In total €2.0 billion were transacted over the quarter, marking a slight dip from €2.2 billion in Q2. The marginal fall has been driven by a slow first quarter and the continued limited supply of prime product, meaning that year-to-date volumes were down 18% on the equivalent period in 2011.

“We continue to record strong investor interest in the logistics and industrial sector” comments Tom Waite, Associate Director European Capital Markets in Jones Lang LaSalle. “However, there remains a polarization in transactional activity across the region with the larger, core markets such as Germany, UK and France leading the way. Elsewhere, interest continues to increase in markets such as Poland, Benelux and the Nordics, while trading levels in key southern European countries remain subdued,” Tom Waite adds.

The UK, Germany and France accounted for almost 80% of total investment volumes in Q3 2012, up from 71% in the previous quarter. Volumes in France and Germany were driven by a number of transactions, such as portfolio acquisitions by Segro and Blackstone in France and the new build 100,000 m² Amazon fulfillment centre in Koblenz (Germany) sold by developer Goodman to a US REIT.

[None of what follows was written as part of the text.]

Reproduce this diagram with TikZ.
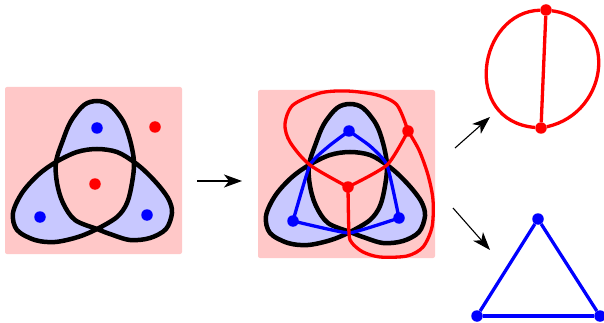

Logistics and industrial assets traded over the first nine months of the year amounted to €1.3 billion in Germany and €810 million in France, up by 42% and 49% on the equivalent period in 2011 respectively. The UK still accounts for the highest transaction volume in the year-to-date, with €2.1 billion traded - a modest 6% decline if compared to the first three quarters last year.

Outside the core markets, Poland and Russia continued to attract strong interest and, driven by improving liquidity, they were the only two other markets that saw transaction volumes increase over the first three quarters, up 77% and 40% year-on-year respectively.

Nevertheless, overall the continued lack of prime product is expected to prevent a significant acceleration in transaction volumes during the final months of the year. As a result, full-year 2012 volumes are likely to remain around 20% below last year’s figure of €9.9 billion.

"Continued high investor interest in combination with a shortage of prime product and an increasing selectivity is responsible for the current sideways movement of prime logistics yields which is expected to continue into next year as well” said Alexandra Tornow, Head of EMEA Logistics and Industrial Research at Jones Lang LaSalle.

“Still, market fundamentals for the European logistics sector continue to bode well, driven by a number of structural changes such as a change in the distribution network driven by growing internet sales and multi-channel retail or a shift in manufacturing locations that require a re-design in distribution networks. This will keep demand levels for modern facilities high and, consequently, support healthy investor activity. Therefore, we still see pockets of yield compression in selected markets over the coming quarters” she concludes.

The Jones Lang LaSalle weighted net initial European prime logistics yield index stabilized at 7.50% in Q3 2012, following a 10bps outward movement in the previous quarter.